Everything in the listing except the pictures should be written out exactly.

#### Available data ####

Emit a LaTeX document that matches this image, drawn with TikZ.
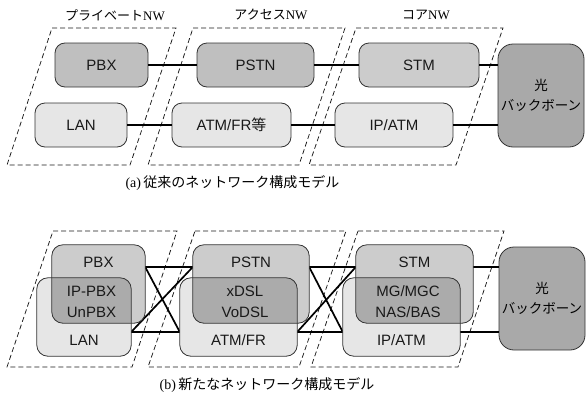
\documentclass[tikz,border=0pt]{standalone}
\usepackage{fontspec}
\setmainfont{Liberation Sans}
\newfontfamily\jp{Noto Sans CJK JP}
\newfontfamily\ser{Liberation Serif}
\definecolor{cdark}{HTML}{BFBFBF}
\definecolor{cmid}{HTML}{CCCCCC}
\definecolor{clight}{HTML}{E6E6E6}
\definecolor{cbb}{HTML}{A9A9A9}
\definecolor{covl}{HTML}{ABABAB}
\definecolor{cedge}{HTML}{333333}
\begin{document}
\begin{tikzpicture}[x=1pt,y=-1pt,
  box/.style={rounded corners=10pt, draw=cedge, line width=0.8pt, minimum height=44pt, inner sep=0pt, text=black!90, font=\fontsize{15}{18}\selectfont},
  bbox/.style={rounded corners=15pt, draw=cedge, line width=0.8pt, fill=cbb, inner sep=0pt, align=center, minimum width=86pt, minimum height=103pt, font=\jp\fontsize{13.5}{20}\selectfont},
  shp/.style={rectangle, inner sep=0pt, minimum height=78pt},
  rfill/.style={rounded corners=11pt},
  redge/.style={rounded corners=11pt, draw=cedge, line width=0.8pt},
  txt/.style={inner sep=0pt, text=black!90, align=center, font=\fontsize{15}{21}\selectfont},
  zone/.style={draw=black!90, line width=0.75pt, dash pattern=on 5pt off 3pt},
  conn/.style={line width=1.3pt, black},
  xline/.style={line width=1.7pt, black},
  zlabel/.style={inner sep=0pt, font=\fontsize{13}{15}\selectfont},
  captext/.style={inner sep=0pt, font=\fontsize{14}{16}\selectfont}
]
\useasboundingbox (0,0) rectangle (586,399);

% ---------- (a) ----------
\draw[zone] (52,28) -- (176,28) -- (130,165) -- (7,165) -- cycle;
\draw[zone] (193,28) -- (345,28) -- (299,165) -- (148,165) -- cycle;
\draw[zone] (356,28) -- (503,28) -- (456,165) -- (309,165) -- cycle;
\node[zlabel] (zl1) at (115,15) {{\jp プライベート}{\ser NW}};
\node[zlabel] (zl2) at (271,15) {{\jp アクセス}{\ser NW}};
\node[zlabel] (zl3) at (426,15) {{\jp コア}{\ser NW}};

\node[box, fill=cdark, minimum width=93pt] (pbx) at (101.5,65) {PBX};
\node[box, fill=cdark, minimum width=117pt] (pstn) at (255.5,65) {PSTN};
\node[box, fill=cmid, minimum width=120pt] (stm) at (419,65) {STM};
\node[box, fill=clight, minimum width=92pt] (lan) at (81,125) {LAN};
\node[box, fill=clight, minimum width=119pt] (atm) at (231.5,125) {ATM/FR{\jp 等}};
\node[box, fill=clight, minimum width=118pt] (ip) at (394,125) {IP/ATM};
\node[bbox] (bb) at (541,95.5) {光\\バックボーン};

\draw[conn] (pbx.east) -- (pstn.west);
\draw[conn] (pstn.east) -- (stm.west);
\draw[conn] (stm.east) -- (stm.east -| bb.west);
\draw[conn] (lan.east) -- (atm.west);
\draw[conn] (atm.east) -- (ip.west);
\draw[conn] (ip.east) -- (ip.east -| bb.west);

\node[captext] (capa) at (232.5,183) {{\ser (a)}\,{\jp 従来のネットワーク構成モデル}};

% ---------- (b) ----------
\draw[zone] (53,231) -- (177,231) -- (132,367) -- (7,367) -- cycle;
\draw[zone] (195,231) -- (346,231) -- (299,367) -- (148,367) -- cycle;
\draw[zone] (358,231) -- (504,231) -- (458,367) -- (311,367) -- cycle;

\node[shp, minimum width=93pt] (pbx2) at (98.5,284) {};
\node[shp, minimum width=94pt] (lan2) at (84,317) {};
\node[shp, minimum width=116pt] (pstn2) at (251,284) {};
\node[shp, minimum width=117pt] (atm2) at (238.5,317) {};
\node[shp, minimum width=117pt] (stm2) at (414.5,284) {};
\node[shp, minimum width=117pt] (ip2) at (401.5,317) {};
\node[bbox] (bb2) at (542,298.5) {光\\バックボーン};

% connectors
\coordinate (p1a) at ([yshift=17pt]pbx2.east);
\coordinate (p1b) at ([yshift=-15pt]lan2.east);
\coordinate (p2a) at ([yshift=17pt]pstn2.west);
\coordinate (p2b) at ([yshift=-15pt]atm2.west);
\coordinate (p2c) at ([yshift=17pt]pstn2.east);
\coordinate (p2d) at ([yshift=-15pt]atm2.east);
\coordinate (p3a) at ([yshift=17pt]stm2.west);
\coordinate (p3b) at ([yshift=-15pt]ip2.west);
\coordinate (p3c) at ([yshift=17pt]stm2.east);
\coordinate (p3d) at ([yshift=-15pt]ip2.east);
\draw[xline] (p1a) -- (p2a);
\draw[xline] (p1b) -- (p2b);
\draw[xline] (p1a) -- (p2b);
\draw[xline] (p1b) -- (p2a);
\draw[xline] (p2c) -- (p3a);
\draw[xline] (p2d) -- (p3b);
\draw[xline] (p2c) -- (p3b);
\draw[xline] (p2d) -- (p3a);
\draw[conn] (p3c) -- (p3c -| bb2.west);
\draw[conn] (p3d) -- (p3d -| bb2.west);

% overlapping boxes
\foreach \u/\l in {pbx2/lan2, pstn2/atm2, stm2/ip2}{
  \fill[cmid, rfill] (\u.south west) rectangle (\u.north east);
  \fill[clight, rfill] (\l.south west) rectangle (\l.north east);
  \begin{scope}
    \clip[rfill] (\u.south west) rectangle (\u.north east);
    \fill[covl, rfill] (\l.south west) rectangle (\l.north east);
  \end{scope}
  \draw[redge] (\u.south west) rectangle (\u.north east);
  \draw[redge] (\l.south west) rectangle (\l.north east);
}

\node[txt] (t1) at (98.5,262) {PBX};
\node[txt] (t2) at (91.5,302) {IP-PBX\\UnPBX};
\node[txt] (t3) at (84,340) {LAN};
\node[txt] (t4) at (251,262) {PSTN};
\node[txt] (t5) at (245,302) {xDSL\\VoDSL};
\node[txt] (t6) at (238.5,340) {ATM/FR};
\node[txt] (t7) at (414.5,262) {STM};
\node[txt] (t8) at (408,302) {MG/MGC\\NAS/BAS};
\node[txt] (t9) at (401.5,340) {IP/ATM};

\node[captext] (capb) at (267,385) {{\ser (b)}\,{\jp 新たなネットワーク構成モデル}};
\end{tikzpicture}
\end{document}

####

Exercise solution:
Emit a LaTeX document that matches this image, drawn with TikZ.
\documentclass[tikz,border=0pt]{standalone}
\usepackage{fontspec}
\setmainfont{Liberation Sans}
\newfontfamily\jp{Noto Sans CJK JP}
\newfontfamily\ser{Liberation Serif}
\definecolor{cdark}{HTML}{BFBFBF}
\definecolor{cmid}{HTML}{CCCCCC}
\definecolor{clight}{HTML}{E6E6E6}
\definecolor{cbb}{HTML}{A9A9A9}
\definecolor{covl}{HTML}{ABABAB}
\definecolor{cedge}{HTML}{333333}
\begin{document}
\begin{tikzpicture}[x=1pt,y=-1pt,
  box/.style={rounded corners=10pt, draw=cedge, line width=0.8pt, minimum height=44pt, inner sep=0pt, text=black!90, font=\fontsize{15}{18}\selectfont},
  bbox/.style={rounded corners=15pt, draw=cedge, line width=0.8pt, fill=cbb, inner sep=0pt, align=center, minimum width=86pt, minimum height=103pt, font=\jp\fontsize{13.5}{20}\selectfont},
  shp/.style={rectangle, inner sep=0pt, minimum height=78pt},
  rfill/.style={rounded corners=11pt},
  redge/.style={rounded corners=11pt, draw=cedge, line width=0.8pt},
  txt/.style={inner sep=0pt, text=black!90, align=center, font=\fontsize{15}{21}\selectfont},
  zone/.style={draw=black!90, line width=0.75pt, dash pattern=on 5pt off 3pt},
  conn/.style={line width=1.3pt, black},
  xline/.style={line width=1.7pt, black},
  zlabel/.style={inner sep=0pt, font=\fontsize{13}{15}\selectfont},
  captext/.style={inner sep=0pt, font=\fontsize{14}{16}\selectfont}
]
\useasboundingbox (0,0) rectangle (586,399);

% ---------- (a) ----------
\draw[zone] (52,28) -- (176,28) -- (130,165) -- (7,165) -- cycle;
\draw[zone] (193,28) -- (345,28) -- (299,165) -- (148,165) -- cycle;
\draw[zone] (356,28) -- (503,28) -- (456,165) -- (309,165) -- cycle;
\node[zlabel] (zl1) at (115,15) {{\jp プライベート}{\ser NW}};
\node[zlabel] (zl2) at (271,15) {{\jp アクセス}{\ser NW}};
\node[zlabel] (zl3) at (426,15) {{\jp コア}{\ser NW}};

\node[box, fill=cdark, minimum width=93pt] (pbx) at (101.5,65) {PBX};
\node[box, fill=cdark, minimum width=117pt] (pstn) at (255.5,65) {PSTN};
\node[box, fill=cmid, minimum width=120pt] (stm) at (419,65) {STM};
\node[box, fill=clight, minimum width=92pt] (lan) at (81,125) {LAN};
\node[box, fill=clight, minimum width=119pt] (atm) at (231.5,125) {ATM/FR{\jp 等}};
\node[box, fill=clight, minimum width=118pt] (ip) at (394,125) {IP/ATM};
\node[bbox] (bb) at (541,95.5) {光\\バックボーン};

\draw[conn] (pbx.east) -- (pstn.west);
\draw[conn] (pstn.east) -- (stm.west);
\draw[conn] (stm.east) -- (stm.east -| bb.west);
\draw[conn] (lan.east) -- (atm.west);
\draw[conn] (atm.east) -- (ip.west);
\draw[conn] (ip.east) -- (ip.east -| bb.west);

\node[captext] (capa) at (232.5,183) {{\ser (a)}\,{\jp 従来のネットワーク構成モデル}};

% ---------- (b) ----------
\draw[zone] (53,231) -- (177,231) -- (132,367) -- (7,367) -- cycle;
\draw[zone] (195,231) -- (346,231) -- (299,367) -- (148,367) -- cycle;
\draw[zone] (358,231) -- (504,231) -- (458,367) -- (311,367) -- cycle;

\node[shp, minimum width=93pt] (pbx2) at (98.5,284) {};
\node[shp, minimum width=94pt] (lan2) at (84,317) {};
\node[shp, minimum width=116pt] (pstn2) at (251,284) {};
\node[shp, minimum width=117pt] (atm2) at (238.5,317) {};
\node[shp, minimum width=117pt] (stm2) at (414.5,284) {};
\node[shp, minimum width=117pt] (ip2) at (401.5,317) {};
\node[bbox] (bb2) at (542,298.5) {光\\バックボーン};

% connectors
\coordinate (p1a) at ([yshift=17pt]pbx2.east);
\coordinate (p1b) at ([yshift=-15pt]lan2.east);
\coordinate (p2a) at ([yshift=17pt]pstn2.west);
\coordinate (p2b) at ([yshift=-15pt]atm2.west);
\coordinate (p2c) at ([yshift=17pt]pstn2.east);
\coordinate (p2d) at ([yshift=-15pt]atm2.east);
\coordinate (p3a) at ([yshift=17pt]stm2.west);
\coordinate (p3b) at ([yshift=-15pt]ip2.west);
\coordinate (p3c) at ([yshift=17pt]stm2.east);
\coordinate (p3d) at ([yshift=-15pt]ip2.east);
\draw[xline] (p1a) -- (p2a);
\draw[xline] (p1b) -- (p2b);
\draw[xline] (p1a) -- (p2b);
\draw[xline] (p1b) -- (p2a);
\draw[xline] (p2c) -- (p3a);
\draw[xline] (p2d) -- (p3b);
\draw[xline] (p2c) -- (p3b);
\draw[xline] (p2d) -- (p3a);
\draw[conn] (p3c) -- (p3c -| bb2.west);
\draw[conn] (p3d) -- (p3d -| bb2.west);

% overlapping boxes
\foreach \u/\l in {pbx2/lan2, pstn2/atm2, stm2/ip2}{
  \fill[cmid, rfill] (\u.south west) rectangle (\u.north east);
  \fill[clight, rfill] (\l.south west) rectangle (\l.north east);
  \begin{scope}
    \clip[rfill] (\u.south west) rectangle (\u.north east);
    \fill[covl, rfill] (\l.south west) rectangle (\l.north east);
  \end{scope}
  \draw[redge] (\u.south west) rectangle (\u.north east);
  \draw[redge] (\l.south west) rectangle (\l.north east);
}

\node[txt] (t1) at (98.5,262) {PBX};
\node[txt] (t2) at (91.5,302) {IP-PBX\\UnPBX};
\node[txt] (t3) at (84,340) {LAN};
\node[txt] (t4) at (251,262) {PSTN};
\node[txt] (t5) at (245,302) {xDSL\\VoDSL};
\node[txt] (t6) at (238.5,340) {ATM/FR};
\node[txt] (t7) at (414.5,262) {STM};
\node[txt] (t8) at (408,302) {MG/MGC\\NAS/BAS};
\node[txt] (t9) at (401.5,340) {IP/ATM};

\node[captext] (capb) at (267,385) {{\ser (b)}\,{\jp 新たなネットワーク構成モデル}};
\end{tikzpicture}
\end{document}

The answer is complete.